**Written task**. What is needed is an exact copy of the lines from the line containing "Rebuild this chart" to the line containing "ctx.stroke();", both lines included, and nothing else.

**Records shown**.
::::

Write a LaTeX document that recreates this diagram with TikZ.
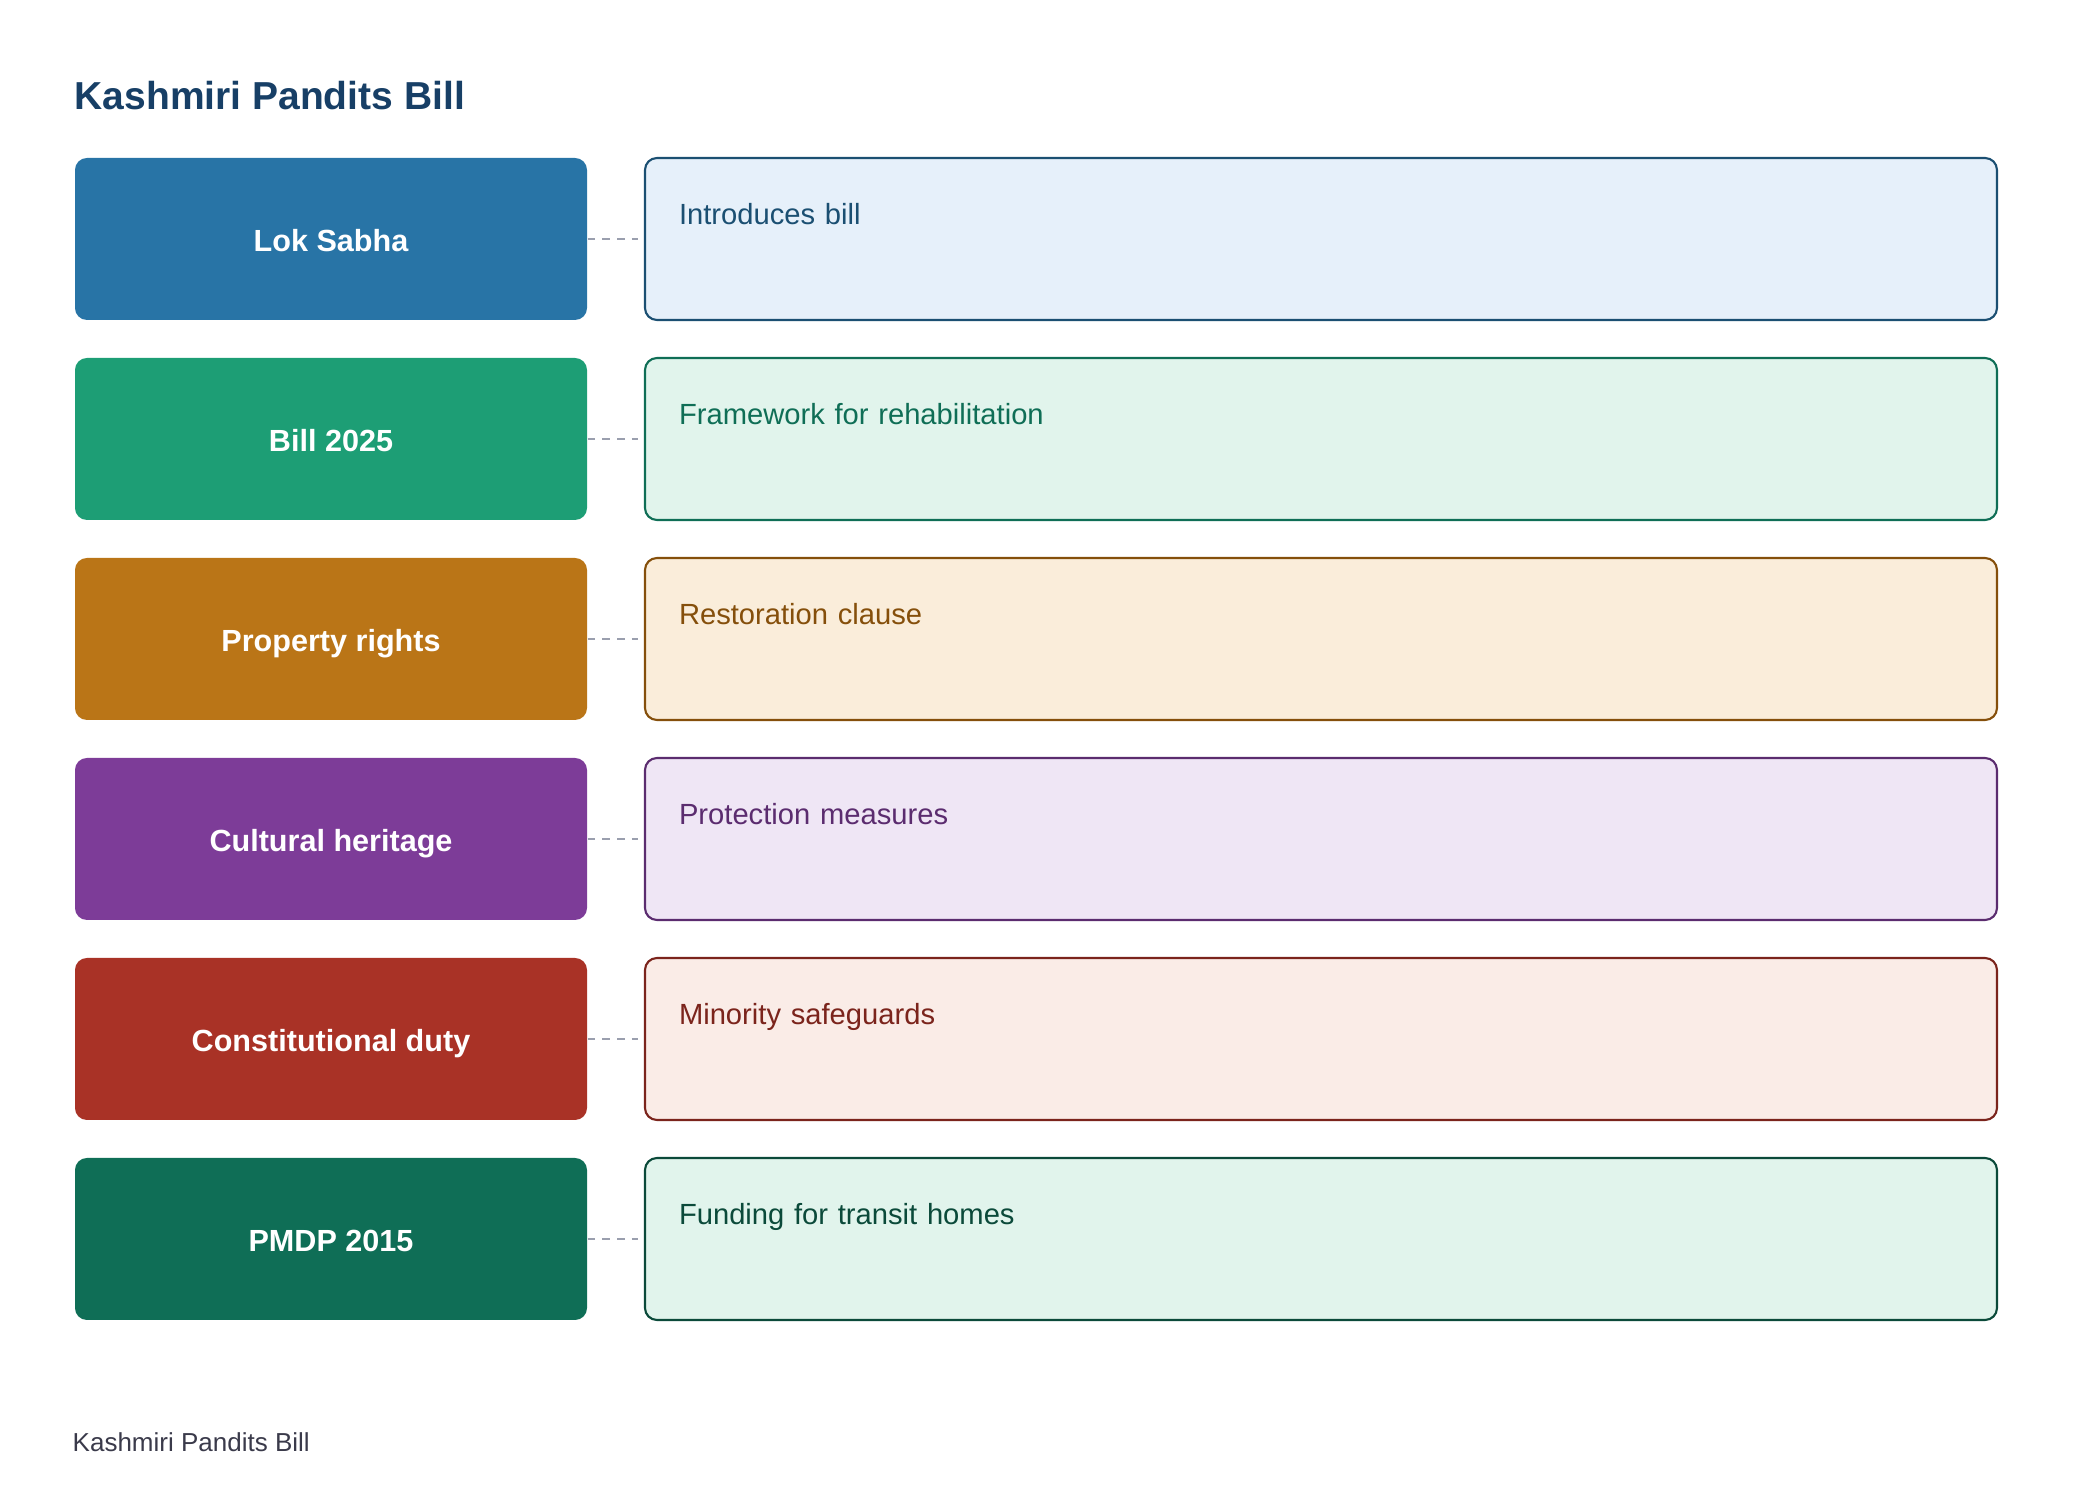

::::

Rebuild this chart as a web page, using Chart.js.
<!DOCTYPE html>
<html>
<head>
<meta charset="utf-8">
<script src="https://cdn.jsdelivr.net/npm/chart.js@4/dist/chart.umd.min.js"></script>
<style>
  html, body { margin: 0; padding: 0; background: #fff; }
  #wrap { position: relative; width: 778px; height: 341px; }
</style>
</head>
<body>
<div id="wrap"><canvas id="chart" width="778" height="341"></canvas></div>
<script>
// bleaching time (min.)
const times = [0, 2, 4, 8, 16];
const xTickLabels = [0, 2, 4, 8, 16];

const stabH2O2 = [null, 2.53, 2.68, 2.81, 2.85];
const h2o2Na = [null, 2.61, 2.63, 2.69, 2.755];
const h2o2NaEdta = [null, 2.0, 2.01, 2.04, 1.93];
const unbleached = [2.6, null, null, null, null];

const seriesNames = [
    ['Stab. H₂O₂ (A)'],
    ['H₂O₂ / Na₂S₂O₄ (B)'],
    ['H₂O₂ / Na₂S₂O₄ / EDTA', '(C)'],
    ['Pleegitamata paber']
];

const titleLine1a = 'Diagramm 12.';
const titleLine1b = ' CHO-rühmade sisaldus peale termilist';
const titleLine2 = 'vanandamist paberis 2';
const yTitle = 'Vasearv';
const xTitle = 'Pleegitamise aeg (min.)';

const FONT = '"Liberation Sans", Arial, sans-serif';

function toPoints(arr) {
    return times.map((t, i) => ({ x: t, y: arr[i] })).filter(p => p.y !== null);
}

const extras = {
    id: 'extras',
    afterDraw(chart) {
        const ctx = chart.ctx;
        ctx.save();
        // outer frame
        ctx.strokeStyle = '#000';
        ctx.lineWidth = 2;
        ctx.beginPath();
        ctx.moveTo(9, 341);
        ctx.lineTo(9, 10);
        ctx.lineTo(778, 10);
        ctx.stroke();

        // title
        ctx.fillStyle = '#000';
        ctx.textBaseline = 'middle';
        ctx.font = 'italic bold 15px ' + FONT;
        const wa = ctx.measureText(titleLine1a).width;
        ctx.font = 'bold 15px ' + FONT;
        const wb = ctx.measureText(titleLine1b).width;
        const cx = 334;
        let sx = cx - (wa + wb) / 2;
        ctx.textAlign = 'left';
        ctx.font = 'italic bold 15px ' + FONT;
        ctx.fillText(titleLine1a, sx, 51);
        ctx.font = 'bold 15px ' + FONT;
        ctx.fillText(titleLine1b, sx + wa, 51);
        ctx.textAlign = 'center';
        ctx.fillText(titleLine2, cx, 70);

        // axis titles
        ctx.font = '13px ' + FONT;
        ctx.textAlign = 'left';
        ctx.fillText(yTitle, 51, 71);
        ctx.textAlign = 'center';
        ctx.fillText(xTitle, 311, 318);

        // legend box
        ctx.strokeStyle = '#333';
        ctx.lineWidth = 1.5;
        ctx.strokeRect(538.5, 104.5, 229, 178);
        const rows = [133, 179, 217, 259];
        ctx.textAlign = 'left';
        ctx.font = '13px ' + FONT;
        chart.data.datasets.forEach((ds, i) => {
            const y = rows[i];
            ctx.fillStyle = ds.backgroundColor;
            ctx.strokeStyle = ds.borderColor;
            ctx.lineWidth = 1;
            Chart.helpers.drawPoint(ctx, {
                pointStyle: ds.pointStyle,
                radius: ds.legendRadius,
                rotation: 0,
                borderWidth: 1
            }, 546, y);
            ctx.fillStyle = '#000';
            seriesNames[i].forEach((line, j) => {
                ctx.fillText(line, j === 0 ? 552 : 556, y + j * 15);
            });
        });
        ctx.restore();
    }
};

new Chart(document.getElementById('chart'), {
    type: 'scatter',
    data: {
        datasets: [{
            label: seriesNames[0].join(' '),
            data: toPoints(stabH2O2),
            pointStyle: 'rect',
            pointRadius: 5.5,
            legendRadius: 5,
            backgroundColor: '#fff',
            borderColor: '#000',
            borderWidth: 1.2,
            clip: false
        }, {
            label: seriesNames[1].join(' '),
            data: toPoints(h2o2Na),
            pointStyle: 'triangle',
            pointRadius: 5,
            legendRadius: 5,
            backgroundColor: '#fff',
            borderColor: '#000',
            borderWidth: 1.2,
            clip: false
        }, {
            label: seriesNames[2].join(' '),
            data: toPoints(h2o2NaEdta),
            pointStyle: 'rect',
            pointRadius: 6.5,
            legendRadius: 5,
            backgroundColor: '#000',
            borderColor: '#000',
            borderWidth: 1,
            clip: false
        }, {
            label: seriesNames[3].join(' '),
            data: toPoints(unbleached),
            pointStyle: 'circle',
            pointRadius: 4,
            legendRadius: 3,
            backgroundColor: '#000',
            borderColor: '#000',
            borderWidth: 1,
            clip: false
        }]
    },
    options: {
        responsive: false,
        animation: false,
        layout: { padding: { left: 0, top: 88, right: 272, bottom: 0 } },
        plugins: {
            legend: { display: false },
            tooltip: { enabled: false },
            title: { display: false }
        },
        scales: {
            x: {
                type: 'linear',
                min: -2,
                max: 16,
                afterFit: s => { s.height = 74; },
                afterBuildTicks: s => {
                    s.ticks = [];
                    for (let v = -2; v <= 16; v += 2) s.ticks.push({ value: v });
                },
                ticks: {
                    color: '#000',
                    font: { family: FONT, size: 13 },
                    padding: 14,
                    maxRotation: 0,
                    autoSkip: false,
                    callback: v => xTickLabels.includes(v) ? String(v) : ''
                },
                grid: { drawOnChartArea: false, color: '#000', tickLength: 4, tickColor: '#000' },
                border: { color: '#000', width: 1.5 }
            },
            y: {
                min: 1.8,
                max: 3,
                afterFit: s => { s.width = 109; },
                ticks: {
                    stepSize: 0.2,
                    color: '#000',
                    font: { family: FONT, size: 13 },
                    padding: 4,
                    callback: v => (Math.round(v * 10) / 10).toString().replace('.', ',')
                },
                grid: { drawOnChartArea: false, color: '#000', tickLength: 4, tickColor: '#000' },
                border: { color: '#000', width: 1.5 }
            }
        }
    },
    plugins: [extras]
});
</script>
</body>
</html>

::::

**Result of the exercise**.
Rebuild this chart as a web page, using Chart.js.
<!DOCTYPE html>
<html>
<head>
<meta charset="utf-8">
<script src="https://cdn.jsdelivr.net/npm/chart.js@4/dist/chart.umd.min.js"></script>
<style>
  html, body { margin: 0; padding: 0; background: #fff; }
  #wrap { position: relative; width: 778px; height: 341px; }
</style>
</head>
<body>
<div id="wrap"><canvas id="chart" width="778" height="341"></canvas></div>
<script>
// bleaching time (min.)
const times = [0, 2, 4, 8, 16];
const xTickLabels = [0, 2, 4, 8, 16];

const stabH2O2 = [null, 2.53, 2.68, 2.81, 2.85];
const h2o2Na = [null, 2.61, 2.63, 2.69, 2.755];
const h2o2NaEdta = [null, 2.0, 2.01, 2.04, 1.93];
const unbleached = [2.6, null, null, null, null];

const seriesNames = [
    ['Stab. H₂O₂ (A)'],
    ['H₂O₂ / Na₂S₂O₄ (B)'],
    ['H₂O₂ / Na₂S₂O₄ / EDTA', '(C)'],
    ['Pleegitamata paber']
];

const titleLine1a = 'Diagramm 12.';
const titleLine1b = ' CHO-rühmade sisaldus peale termilist';
const titleLine2 = 'vanandamist paberis 2';
const yTitle = 'Vasearv';
const xTitle = 'Pleegitamise aeg (min.)';

const FONT = '"Liberation Sans", Arial, sans-serif';

function toPoints(arr) {
    return times.map((t, i) => ({ x: t, y: arr[i] })).filter(p => p.y !== null);
}

const extras = {
    id: 'extras',
    afterDraw(chart) {
        const ctx = chart.ctx;
        ctx.save();
        // outer frame
        ctx.strokeStyle = '#000';
        ctx.lineWidth = 2;
        ctx.beginPath();
        ctx.moveTo(9, 341);
        ctx.lineTo(9, 10);
        ctx.lineTo(778, 10);
        ctx.stroke();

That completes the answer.